Une tonne d’expertise perdue
Pas moins d’une vingtaine de dirigeants ont quitté depuis l’achat par Lowe’s
Depuis qu’il a avalé RONA en 2016, le quincaillier américain Lowe’s a poussé vers la sortie au moins 20 dirigeants: treize vice-présidents et sept directeurs principaux ne sont plus à l’emploi du fleuron québécois auquel ils avaient oeuvré pendant plusieurs années.
Liés par des ententes de confidentialité, rares sont les « ex » de RONA à accepter de parler des circonstances de leur départ du siège social de Boucherville.

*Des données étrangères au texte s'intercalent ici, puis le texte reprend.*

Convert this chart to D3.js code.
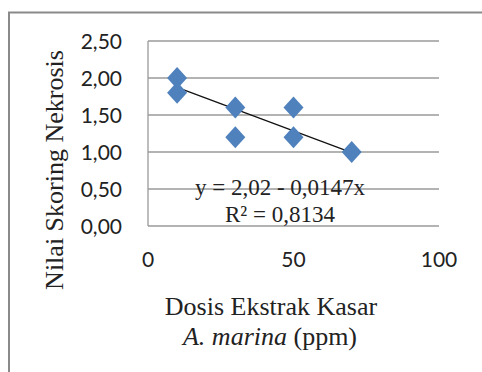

« Depuis le début, avec Lowe’s, c’est une véritable chasse aux sorcières contre ceux qui étaient associés à RONA », a décrit l’un d’entre eux, sous le couvert de l’anonymat.
Selon une compilation réalisée par TVA Nouvelles, la plupart de ces 20 dirigeants ont été congédiés. D’autres ont décidé de quitter leurs fonctions dans un contexte de fortes tensions. Leurs remplaçants ont tous été nommés par la nouvelle direction de Lowe’s.
« Ils se sont carrément débarrassés de l’expertise de RONA. C’est devenu une obsession », s’est indigné un ancien dirigeant ayant oeuvré une dizaine d’années pour RONA, avant l’acquisition.
Pour mettre la main sur RONA, Lowe’s avait pourtant pris une dizaine d’engagements auprès du gouvernement fédéral. Parmi ceux-ci, la promesse de « maintenir en poste les principaux dirigeants de la solide équipe de direction de RONA ».
Cet engagement semble aujourd’hui mis à mal par les départs d’une vingtaine de gestionnaires qui ont fait carrière chez RONA.
« On a l’impression que l’intégration des deux entreprises ne s’est jamais réalisée, a analysé le professeur Robert Pouliot, spécialiste des fusions-acquisitions. Si on se débarrasse de ceux qui connaissaient bien le marché, forcément, on risque d’avoir des problèmes. »
UN FACTEUR AGGRAVANT ?
En février dernier, Lowe’s a révisé en forte baisse la valeur de sa division canadienne à 2 milliards $, en chute de 1,2 milliard $.
Plusieurs anciens dirigeants de RONA estiment, sans accepter d’en parler publiquement, que ces difficultés ont été amplifiées par les changements rapides et nombreux au sein de la direction.
Le quincaillier a refusé les demandes d’entrevue de TVA Nouvelles à ce sujet. Une porte-parole a tenu à indiquer que Lowe’s avait toutefois respecté sa promesse. « Nous avons consolidé sur la Rive-sud de Montréal l’ensemble de nos opérations canadiennes », a soutenu Valérie Gonzalo par courriel.